● Problem statement
Copy out each line of the data that holds the word "this".

=== Items ===

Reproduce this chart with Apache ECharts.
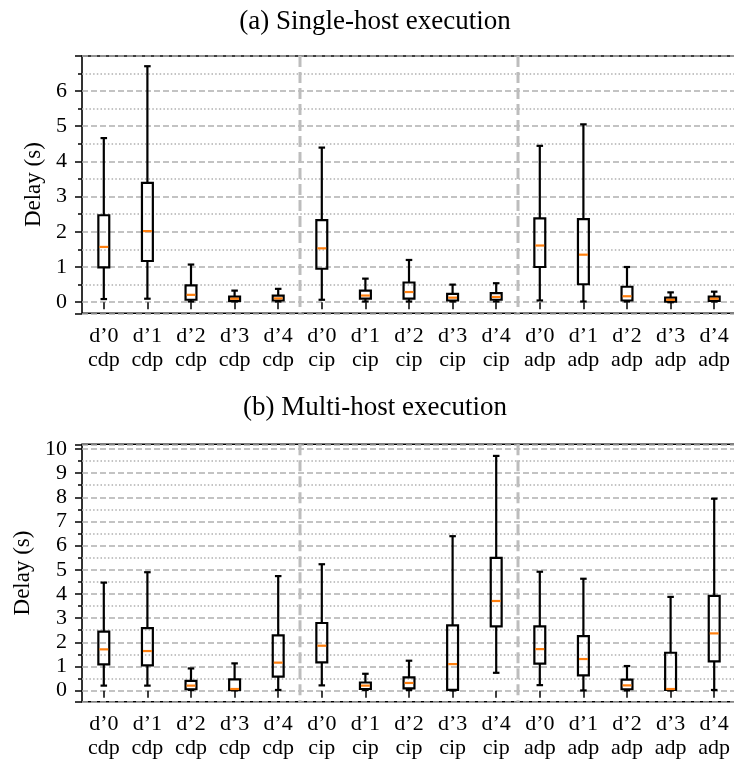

===
=== Items ===

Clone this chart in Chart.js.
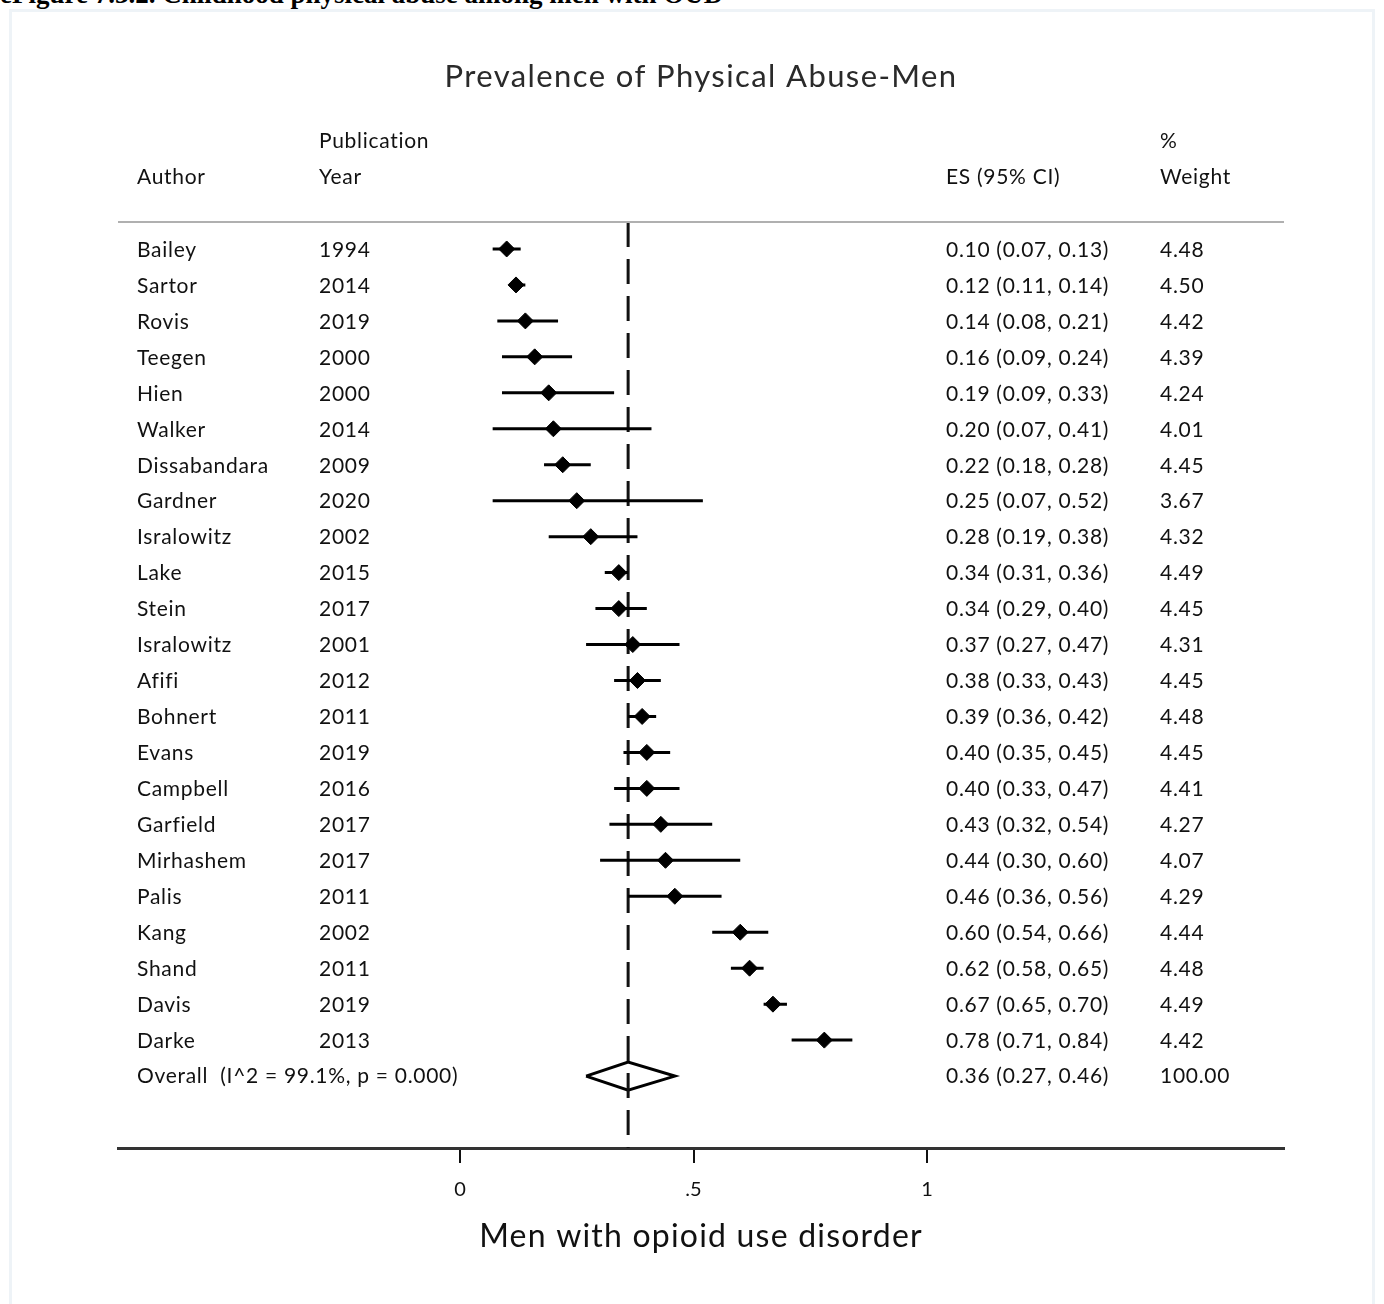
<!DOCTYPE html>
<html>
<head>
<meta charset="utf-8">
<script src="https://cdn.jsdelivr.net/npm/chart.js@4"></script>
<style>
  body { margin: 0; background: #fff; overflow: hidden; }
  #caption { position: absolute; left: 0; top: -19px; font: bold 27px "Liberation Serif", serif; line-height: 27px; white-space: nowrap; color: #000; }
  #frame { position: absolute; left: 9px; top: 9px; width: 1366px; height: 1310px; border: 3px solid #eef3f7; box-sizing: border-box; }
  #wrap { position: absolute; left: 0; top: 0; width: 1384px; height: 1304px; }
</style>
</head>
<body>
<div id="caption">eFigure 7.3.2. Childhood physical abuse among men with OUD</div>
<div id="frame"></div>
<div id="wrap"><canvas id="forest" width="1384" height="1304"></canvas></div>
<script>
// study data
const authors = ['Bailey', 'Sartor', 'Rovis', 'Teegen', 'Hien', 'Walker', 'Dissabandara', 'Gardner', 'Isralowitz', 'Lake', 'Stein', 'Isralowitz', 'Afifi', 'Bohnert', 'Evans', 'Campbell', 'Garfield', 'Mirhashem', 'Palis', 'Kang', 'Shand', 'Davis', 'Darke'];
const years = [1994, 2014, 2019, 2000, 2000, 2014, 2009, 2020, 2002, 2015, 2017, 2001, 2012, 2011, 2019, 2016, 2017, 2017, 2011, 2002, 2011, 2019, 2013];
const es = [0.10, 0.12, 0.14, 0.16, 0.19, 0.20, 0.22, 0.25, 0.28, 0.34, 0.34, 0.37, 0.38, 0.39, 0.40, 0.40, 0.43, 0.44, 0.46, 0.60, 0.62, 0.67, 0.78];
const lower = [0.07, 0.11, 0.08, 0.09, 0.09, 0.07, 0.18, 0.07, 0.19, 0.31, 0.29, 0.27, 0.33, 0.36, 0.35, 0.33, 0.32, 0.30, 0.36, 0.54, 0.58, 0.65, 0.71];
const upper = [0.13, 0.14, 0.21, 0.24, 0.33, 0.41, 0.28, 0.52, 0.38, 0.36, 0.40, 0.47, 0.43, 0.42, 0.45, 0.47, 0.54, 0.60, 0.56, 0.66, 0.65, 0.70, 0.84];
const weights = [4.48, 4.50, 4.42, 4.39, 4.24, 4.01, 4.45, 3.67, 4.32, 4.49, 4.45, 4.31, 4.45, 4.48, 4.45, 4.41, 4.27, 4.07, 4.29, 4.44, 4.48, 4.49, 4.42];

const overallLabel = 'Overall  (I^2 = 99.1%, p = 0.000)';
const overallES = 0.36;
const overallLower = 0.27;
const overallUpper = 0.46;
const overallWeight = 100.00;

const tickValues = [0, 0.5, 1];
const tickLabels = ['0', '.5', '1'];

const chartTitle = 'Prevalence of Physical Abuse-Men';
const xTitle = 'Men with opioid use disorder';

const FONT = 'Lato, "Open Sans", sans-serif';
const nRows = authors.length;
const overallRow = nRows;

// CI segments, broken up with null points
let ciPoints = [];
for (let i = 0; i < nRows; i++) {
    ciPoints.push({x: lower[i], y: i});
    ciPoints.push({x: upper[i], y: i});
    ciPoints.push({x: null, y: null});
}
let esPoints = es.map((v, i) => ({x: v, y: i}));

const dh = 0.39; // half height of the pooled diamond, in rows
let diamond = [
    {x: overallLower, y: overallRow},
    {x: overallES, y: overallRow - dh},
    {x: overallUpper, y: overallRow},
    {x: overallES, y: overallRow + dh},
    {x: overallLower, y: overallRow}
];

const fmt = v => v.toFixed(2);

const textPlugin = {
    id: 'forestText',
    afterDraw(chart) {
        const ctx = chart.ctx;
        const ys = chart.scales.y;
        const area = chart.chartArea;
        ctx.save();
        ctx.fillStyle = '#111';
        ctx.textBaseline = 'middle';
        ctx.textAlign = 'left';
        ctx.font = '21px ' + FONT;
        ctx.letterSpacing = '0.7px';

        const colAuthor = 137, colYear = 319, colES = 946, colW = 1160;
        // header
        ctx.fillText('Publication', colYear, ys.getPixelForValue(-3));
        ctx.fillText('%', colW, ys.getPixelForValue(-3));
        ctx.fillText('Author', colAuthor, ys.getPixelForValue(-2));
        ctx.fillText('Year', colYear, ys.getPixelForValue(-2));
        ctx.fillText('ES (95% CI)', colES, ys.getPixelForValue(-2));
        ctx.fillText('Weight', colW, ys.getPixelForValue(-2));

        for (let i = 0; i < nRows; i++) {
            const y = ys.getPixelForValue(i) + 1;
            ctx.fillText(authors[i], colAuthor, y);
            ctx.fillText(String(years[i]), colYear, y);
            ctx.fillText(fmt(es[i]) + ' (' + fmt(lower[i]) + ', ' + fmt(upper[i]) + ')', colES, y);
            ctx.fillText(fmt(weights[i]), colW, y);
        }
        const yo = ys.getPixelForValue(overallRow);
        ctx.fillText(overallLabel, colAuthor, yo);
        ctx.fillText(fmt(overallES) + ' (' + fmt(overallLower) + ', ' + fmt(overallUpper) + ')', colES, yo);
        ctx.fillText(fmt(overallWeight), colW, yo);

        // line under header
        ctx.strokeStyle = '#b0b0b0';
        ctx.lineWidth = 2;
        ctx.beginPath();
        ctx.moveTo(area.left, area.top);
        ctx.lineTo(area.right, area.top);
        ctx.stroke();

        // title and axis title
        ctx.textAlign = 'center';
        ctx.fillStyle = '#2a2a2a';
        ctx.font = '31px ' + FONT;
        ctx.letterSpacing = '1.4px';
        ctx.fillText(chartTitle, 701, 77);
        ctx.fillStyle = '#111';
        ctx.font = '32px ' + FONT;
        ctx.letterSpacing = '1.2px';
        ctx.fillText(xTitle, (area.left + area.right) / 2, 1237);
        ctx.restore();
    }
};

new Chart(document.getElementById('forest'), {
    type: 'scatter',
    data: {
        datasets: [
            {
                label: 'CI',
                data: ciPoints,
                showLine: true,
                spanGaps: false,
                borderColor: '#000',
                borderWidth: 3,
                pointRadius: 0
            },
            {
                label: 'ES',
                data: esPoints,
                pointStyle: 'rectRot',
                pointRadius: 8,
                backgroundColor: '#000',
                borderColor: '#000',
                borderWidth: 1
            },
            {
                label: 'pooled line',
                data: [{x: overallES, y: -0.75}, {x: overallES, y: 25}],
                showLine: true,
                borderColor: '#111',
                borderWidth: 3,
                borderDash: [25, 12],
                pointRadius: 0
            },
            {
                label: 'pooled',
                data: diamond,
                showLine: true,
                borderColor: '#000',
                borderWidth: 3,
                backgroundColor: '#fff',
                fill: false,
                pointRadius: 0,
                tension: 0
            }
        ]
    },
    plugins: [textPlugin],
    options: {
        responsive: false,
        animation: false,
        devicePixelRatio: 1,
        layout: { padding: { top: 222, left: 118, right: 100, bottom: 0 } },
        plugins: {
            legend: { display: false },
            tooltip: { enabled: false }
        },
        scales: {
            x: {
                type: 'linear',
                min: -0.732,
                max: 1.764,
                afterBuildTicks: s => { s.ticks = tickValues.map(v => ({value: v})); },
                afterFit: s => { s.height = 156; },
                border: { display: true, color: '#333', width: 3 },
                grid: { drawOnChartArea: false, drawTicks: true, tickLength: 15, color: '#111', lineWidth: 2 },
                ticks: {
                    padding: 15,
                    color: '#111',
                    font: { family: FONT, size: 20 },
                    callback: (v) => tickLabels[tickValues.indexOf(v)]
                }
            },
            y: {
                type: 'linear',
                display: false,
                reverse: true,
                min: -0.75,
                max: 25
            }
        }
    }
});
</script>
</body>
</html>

===

● Task response
Reproduce this chart with Apache ECharts.
Clone this chart in Chart.js.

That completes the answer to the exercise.